The thriller “Greta,” out Friday, March 1, upends such preconceptions.
The stalker is instead a 60-something female widow who lives in a quaint New York City home and speaks in a soft-spoken French accent. Acclaimed French actress Isabelle Hubbert, 65, plays Greta Hideg with equal parts empathy, loneliness and menace.
Atlanta native Chloë Grace Moretz, 22, plays Frances McMullen, a naive woman fresh out of college grieving her dead mom while living with her best friend Erica (Maika Monroe) in New York City.
She befriends Greta and at first, their relationship seems touching and relatable but quickly takes a turn into creepiness.
“I love how this film subverts the genre,” said Moretz in a recent phone interview.
The three primary leads are all women. There is nary a boyfriend or love interest in sight. (Bechdel test? Passed.) Male characters are ancillary at best.
“It’s exciting to take something that feels new but also feels like something you’ve grown up with and know quite well,” said Moretz, who has done her fair share of horror and thriller films over the years including remakes of “The Amityville Horror” (2005) and “Carrie.” (2013).
“Greta” isn’t quite so gory as those films but, as Moretz said, “at its core, it’s about heartbreak and loss and what happens if someone opens up for potential darkness. How dark will they go?”
Moretz grew up in metro Atlanta as a young child before moving to New York. (To this day, she still visits family in Rome.) At the time in the early 2000s, her older brother Trevor was in a performing arts school and she quickly showed off a skill for memorizing whatever scripted dialogue he had before she could even read. She quickly got into acting.
Over the past 14 years, she has had steady work in films such as “Kick-Ass,” “Dark Shadows” and “If I Stay.”
“Greta” is her first lead role in which she plays an adult and is part of a trifecta of films she did after taking a hiatus to reassess her life.
“I needed to take a step back,” Moretz said. “I read. I listened to things. I tried to glean inspiration from around me and get to what I was feeling in my own heart. I wasn’t really adequately giving myself the attention I needed. I needed to sit in uncomfortable silence and be comfortable with myself.”
While “Greta” opens like a quiet, indie film before it turns into a dark thriller, her other 2018 starring role was in an actual indie film: “The Miseducation of Cameron Post” where she played a teen placed in a gay conversion camp.

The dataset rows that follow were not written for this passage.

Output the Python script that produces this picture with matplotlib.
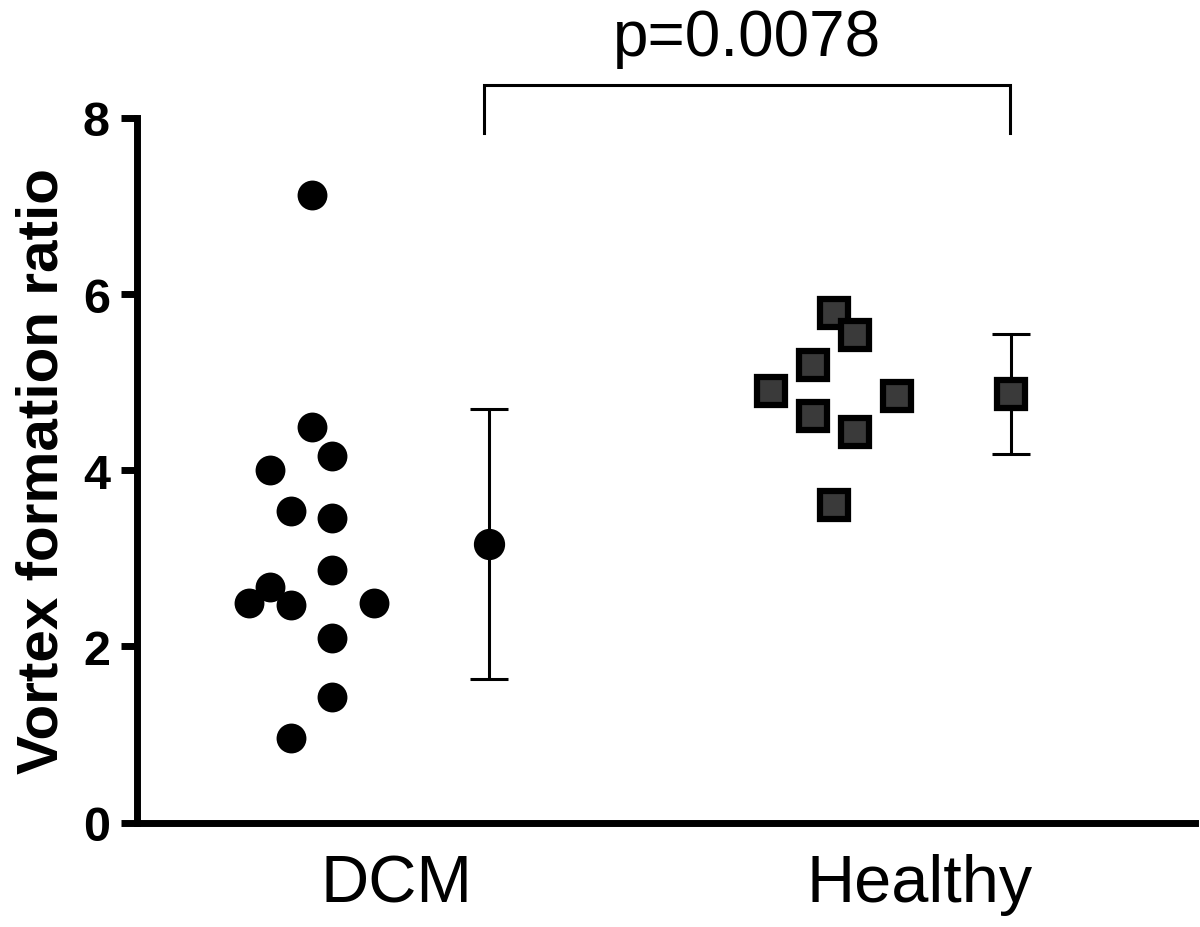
import numpy as np
import matplotlib
matplotlib.use("Agg")
import matplotlib.pyplot as plt

plt.rcParams['font.family'] = ['Liberation Sans', 'DejaVu Sans']

# data
categories = ["DCM", "Healthy"]
dcm_values = [7.13, 4.49, 4.00, 4.16, 3.54, 3.46, 2.87, 2.67, 2.49, 2.47, 2.49, 2.10, 1.42, 0.96]
dcm_jitter = [0, 0, -2, 1, -1, 1, 1, -2, -3, -1, 3, 1, 1, -1]
healthy_values = [5.79, 5.54, 5.20, 4.90, 4.62, 4.44, 4.84, 3.61]
healthy_jitter = [0, 1, -1, -3, -1, 1, 3, 0]
dcm_mean, dcm_sd = 3.16, 1.53
healthy_mean, healthy_sd = 4.87, 0.68
p_text = "p=0.0078"

step = 0.04
scatter_off = -0.163
mean_off = 0.176

fig = plt.figure(figsize=(12, 9.28), dpi=100)
ax = fig.add_axes([137 / 1200, 1 - 823.5 / 928, 1058 / 1200, (823.5 - 119) / 928])

# individual points
ax.plot([0 + scatter_off + j * step for j in dcm_jitter], dcm_values, 'o',
        ms=21.5, color='black', mew=0, clip_on=False, zorder=3)
ax.plot([1 + scatter_off + j * step for j in healthy_jitter], healthy_values, 's',
        ms=20.5, mfc='#3a3a3a', mec='black', mew=4.5, clip_on=False, zorder=3)

# mean +/- SD
ax.errorbar(0 + mean_off, dcm_mean, yerr=dcm_sd, fmt='o', ms=21.5, mfc='black', mec='black',
            ecolor='black', elinewidth=2.2, capsize=14, capthick=2.2, zorder=3)
ax.errorbar(1 + mean_off, healthy_mean, yerr=healthy_sd, fmt='s', ms=20.5, mfc='#3a3a3a',
            mec='black', ecolor='black', elinewidth=2.2, capsize=14, capthick=2.2, zorder=3)
# thicker outline on the healthy mean square (errorbar ties mew to capthick)
ax.plot([1 + mean_off], [healthy_mean], 's', ms=20.5, mfc='#3a3a3a', mec='black', mew=4.5, zorder=4)

# significance bracket
x1, x2 = 0 + mean_off - 0.008, 1 + mean_off - 0.002
ax.plot([x1, x1, x2, x2], [7.83, 8.38, 8.38, 7.83], color='black', lw=2.2,
        clip_on=False, solid_joinstyle='miter')
ax.text((x1 + x2) / 2, 8.72, p_text, ha='center', va='baseline', fontsize=46)

ax.set_xlim(-0.497, 1.528)
ax.set_ylim(0, 8)
ax.set_yticks([0, 2, 4, 6, 8])
ax.set_xticks([0, 1])
ax.set_xticklabels(categories, fontsize=48)
ax.tick_params(axis='x', length=0, pad=22)
ax.tick_params(axis='y', length=11.5, width=5, pad=8, labelsize=35)
for lab in ax.get_yticklabels():
    lab.set_fontweight('bold')

ax.set_ylabel("Vortex formation ratio", fontsize=42, fontweight='bold', labelpad=10)

for s in ['top', 'right']:
    ax.spines[s].set_visible(False)
for s in ['left', 'bottom']:
    ax.spines[s].set_linewidth(5)

fig.savefig("out.png", dpi=100)
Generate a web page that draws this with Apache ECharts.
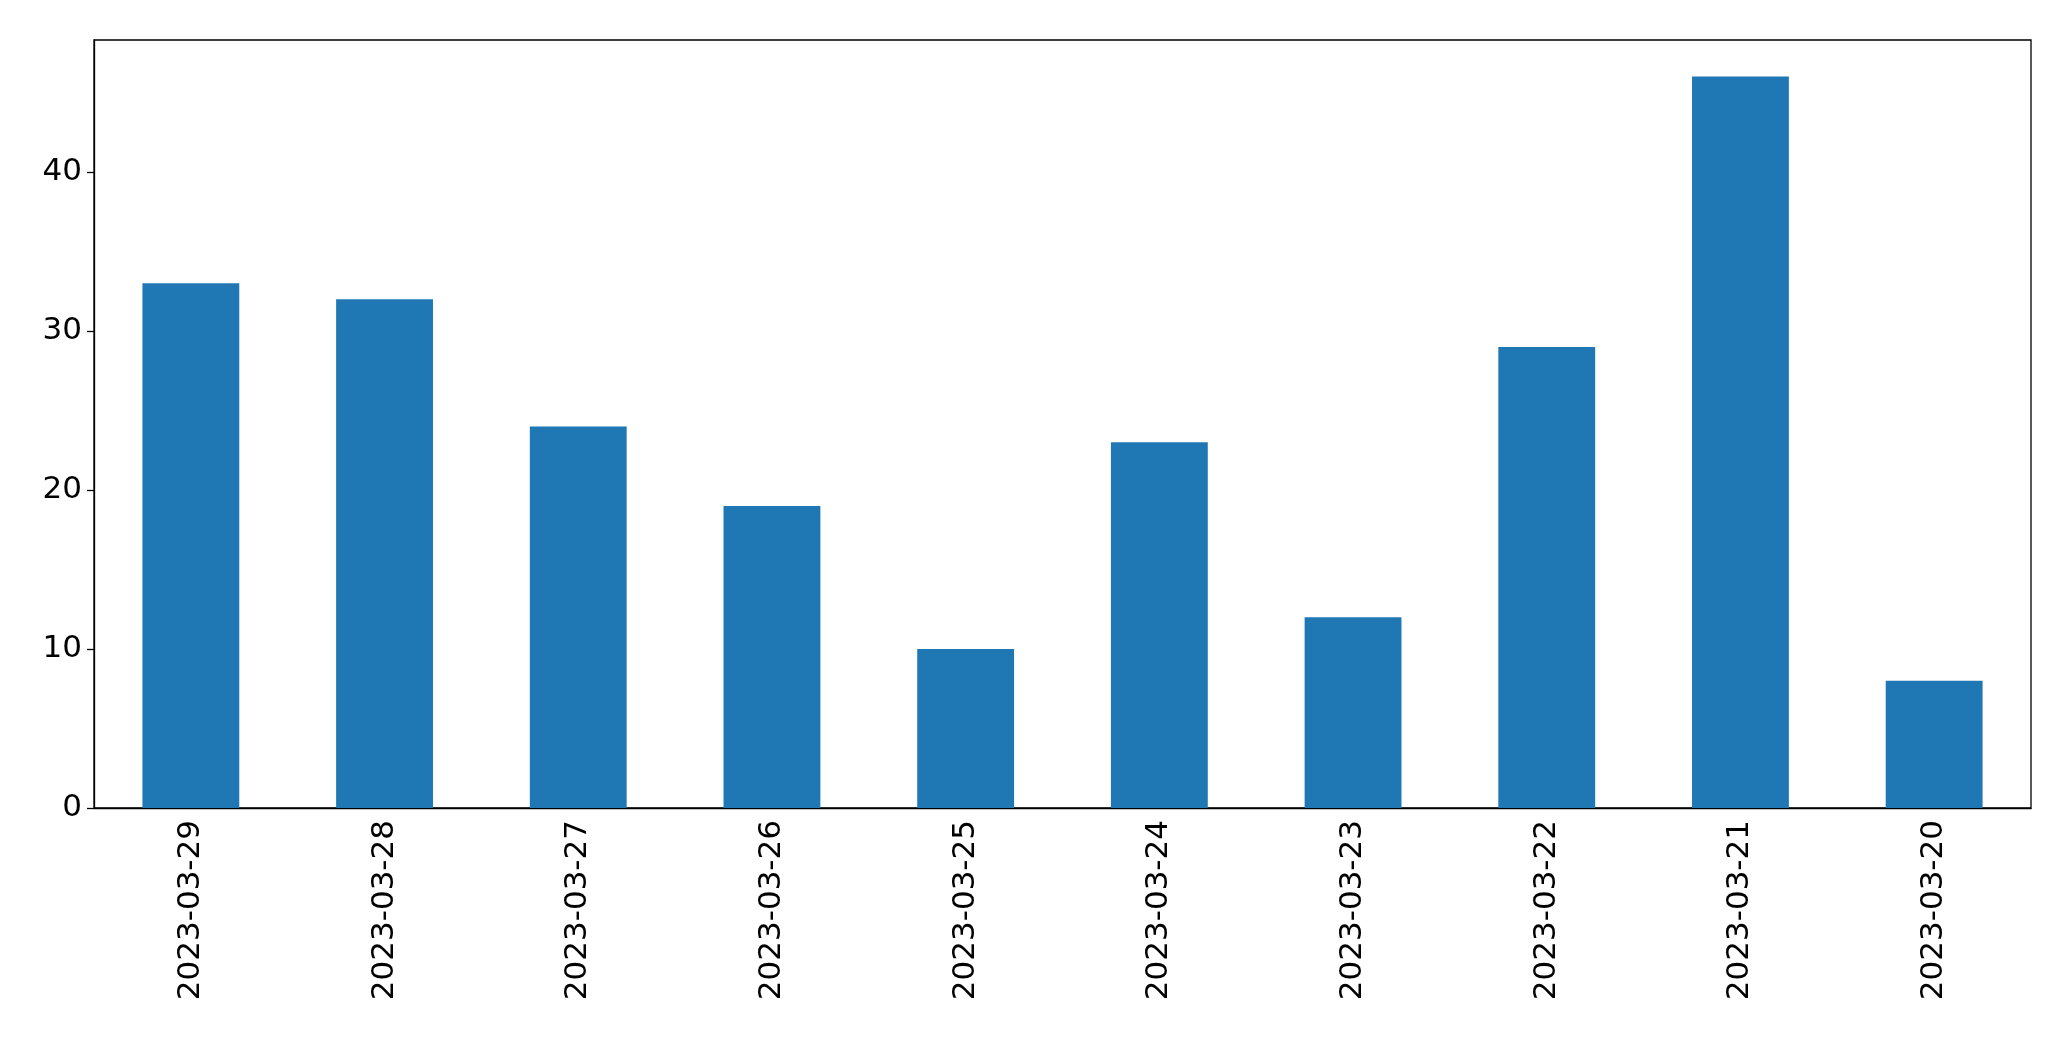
<!DOCTYPE html>
<html><head><meta charset="utf-8">
<script src="https://cdn.jsdelivr.net/npm/echarts@6/dist/echarts.min.js"></script>
<style>html,body{margin:0;padding:0;background:#fff}#c{width:2071px;height:1061px}</style>
</head><body><div id="c"></div>
<script>
const categories = ["2023-03-29","2023-03-28","2023-03-27","2023-03-26","2023-03-25","2023-03-24","2023-03-23","2023-03-22","2023-03-21","2023-03-20"];
const values = [33,32,24,19,10,23,12,29,46,8];
const yTicks = [0,10,20,30,40];
const chart = echarts.init(document.getElementById('c'));
const font = {fontFamily:'DejaVu Sans', fontSize:31, color:'#000'};
chart.setOption({
  animation:false,
  grid:{left:94,right:40,top:40,bottom:253,show:true,borderColor:'#000',borderWidth:1.3},
  xAxis:{type:'category',data:categories,
    axisLine:{lineStyle:{color:'#000',width:1.3}},
    axisTick:{alignWithLabel:true,length:7,lineStyle:{color:'#000',width:1.3}},
    axisLabel:Object.assign({rotate:90,margin:12,interval:0},font)},
  yAxis:{type:'value',min:0,max:48.3,interval:10,
    splitLine:{show:false},
    axisLine:{show:true,lineStyle:{color:'#000',width:1.3}},
    axisTick:{show:true,length:7,lineStyle:{color:'#000',width:1.3}},
    axisLabel:Object.assign({margin:12,showMaxLabel:false,formatter:v=>yTicks.includes(v)?String(v):''},font)},
  series:[{type:'bar',data:values,barWidth:'50%',itemStyle:{color:'#1f77b4'}}]
});
</script></body></html>
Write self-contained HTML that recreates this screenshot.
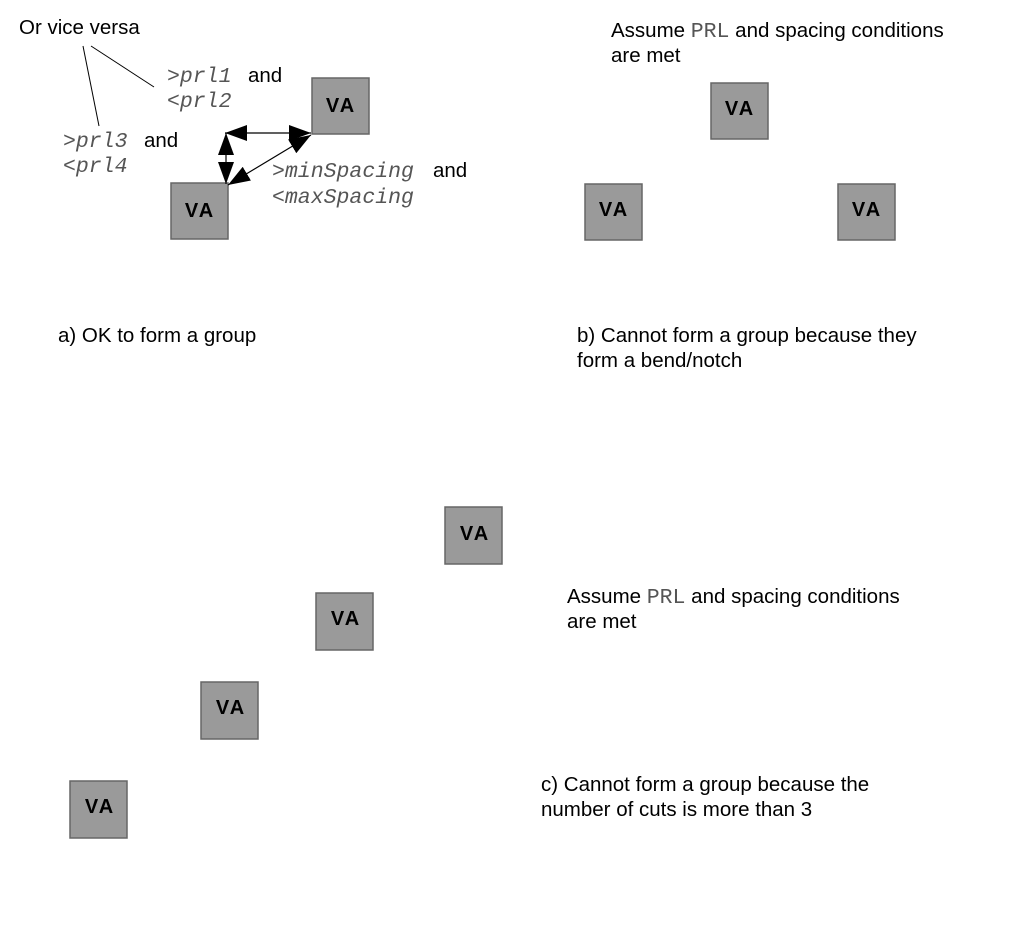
<!DOCTYPE html>
<html><head><meta charset="utf-8"><style>
html,body{margin:0;padding:0;background:#fff;width:1013px;height:945px;overflow:hidden}
svg{display:block}
.t{font-family:"Liberation Sans",sans-serif;font-size:20.5px;fill:#000}
.m{font-family:"Liberation Mono",monospace;font-size:21.5px;font-style:italic;fill:#555}
.mn{font-family:"Liberation Mono",monospace;font-size:21.5px;fill:#555}
.va{font-family:"Liberation Sans",sans-serif;font-size:20px;font-weight:bold;fill:#000;text-anchor:middle;letter-spacing:2px}
rect{fill:#9a9a9a;stroke:#666;stroke-width:1.5}
</style></head><body>
<svg width="1013" height="945" viewBox="0 0 1013 945">
<defs>
<marker id="b" markerWidth="22" markerHeight="16" refX="22" refY="8" orient="auto-start-reverse" markerUnits="userSpaceOnUse"><path d="M0,0 L22,8 L0,16 z" fill="#000"/></marker>
</defs>
<text class="t" x="19" y="34">Or vice versa</text>
<line x1="83" y1="46" x2="99" y2="126" stroke="#000" stroke-width="1"/>
<line x1="91" y1="46" x2="154" y2="87" stroke="#000" stroke-width="1"/>
<text x="167" y="82"><tspan class="m">&gt;prl1</tspan><tspan class="t" x="248">and</tspan></text>
<text x="167" y="107"><tspan class="mn">&lt;</tspan><tspan class="m">prl2</tspan></text>
<text x="63" y="147"><tspan class="m">&gt;prl3</tspan><tspan class="t" x="144">and</tspan></text>
<text x="63" y="172"><tspan class="mn">&lt;</tspan><tspan class="m">prl4</tspan></text>
<text x="272" y="177"><tspan class="m">&gt;minSpacing</tspan><tspan class="t" x="433">and</tspan></text>
<text x="272" y="203"><tspan class="mn">&lt;</tspan><tspan class="m">maxSpacing</tspan></text>
<rect x="312" y="78" width="57" height="56"/><text class="va" x="341" y="112">VA</text>
<rect x="171" y="183" width="57" height="56"/><text class="va" x="200" y="217">VA</text>
<line x1="225" y1="133" x2="311" y2="133" stroke="#000" stroke-width="1.2" marker-start="url(#b)" marker-end="url(#b)"/>
<line x1="226" y1="133" x2="226" y2="184" stroke="#000" stroke-width="1.2" marker-start="url(#b)" marker-end="url(#b)"/>
<line x1="228" y1="185" x2="311" y2="135" stroke="#000" stroke-width="1.2" marker-start="url(#b)" marker-end="url(#b)"/>
<text class="t" x="58" y="342">a) OK to form a group</text>
<text x="611" y="37"><tspan class="t">Assume </tspan><tspan class="mn">PRL</tspan><tspan class="t"> and spacing conditions</tspan></text>
<text class="t" x="611" y="62">are met</text>
<rect x="711" y="83" width="57" height="56"/><text class="va" x="740" y="115">VA</text>
<rect x="585" y="184" width="57" height="56"/><text class="va" x="614" y="216">VA</text>
<rect x="838" y="184" width="57" height="56"/><text class="va" x="867" y="216">VA</text>
<text class="t" x="577" y="342">b) Cannot form a group because they</text>
<text class="t" x="577" y="367">form a bend/notch</text>
<rect x="445" y="507" width="57" height="57"/><text class="va" x="475" y="540">VA</text>
<rect x="316" y="593" width="57" height="57"/><text class="va" x="346" y="625">VA</text>
<rect x="201" y="682" width="57" height="57"/><text class="va" x="231" y="714">VA</text>
<rect x="70" y="781" width="57" height="57"/><text class="va" x="100" y="813">VA</text>
<text x="567" y="603"><tspan class="t">Assume </tspan><tspan class="mn">PRL</tspan><tspan class="t"> and spacing conditions</tspan></text>
<text class="t" x="567" y="628">are met</text>
<text class="t" x="541" y="791">c) Cannot form a group because the</text>
<text class="t" x="541" y="816">number of cuts is more than 3</text>
</svg>
</body></html>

“‘Greta’ is the film that is the most mainstream,” she said, “the one that can really get the most people out to the cinema to see it. It’s a progressive story that pushes a modern narrative. While it’s a commercial thriller, I feel I was able to stay true to myself.”
Also getting to go toe to toe with Hubbert, an actress with more than 120 films to her name, was a treat, she said.
“It was exciting and inspiring,” she said. “We had a fun time doing our scenes. We never stopped laughing, even when it got pretty raucous.”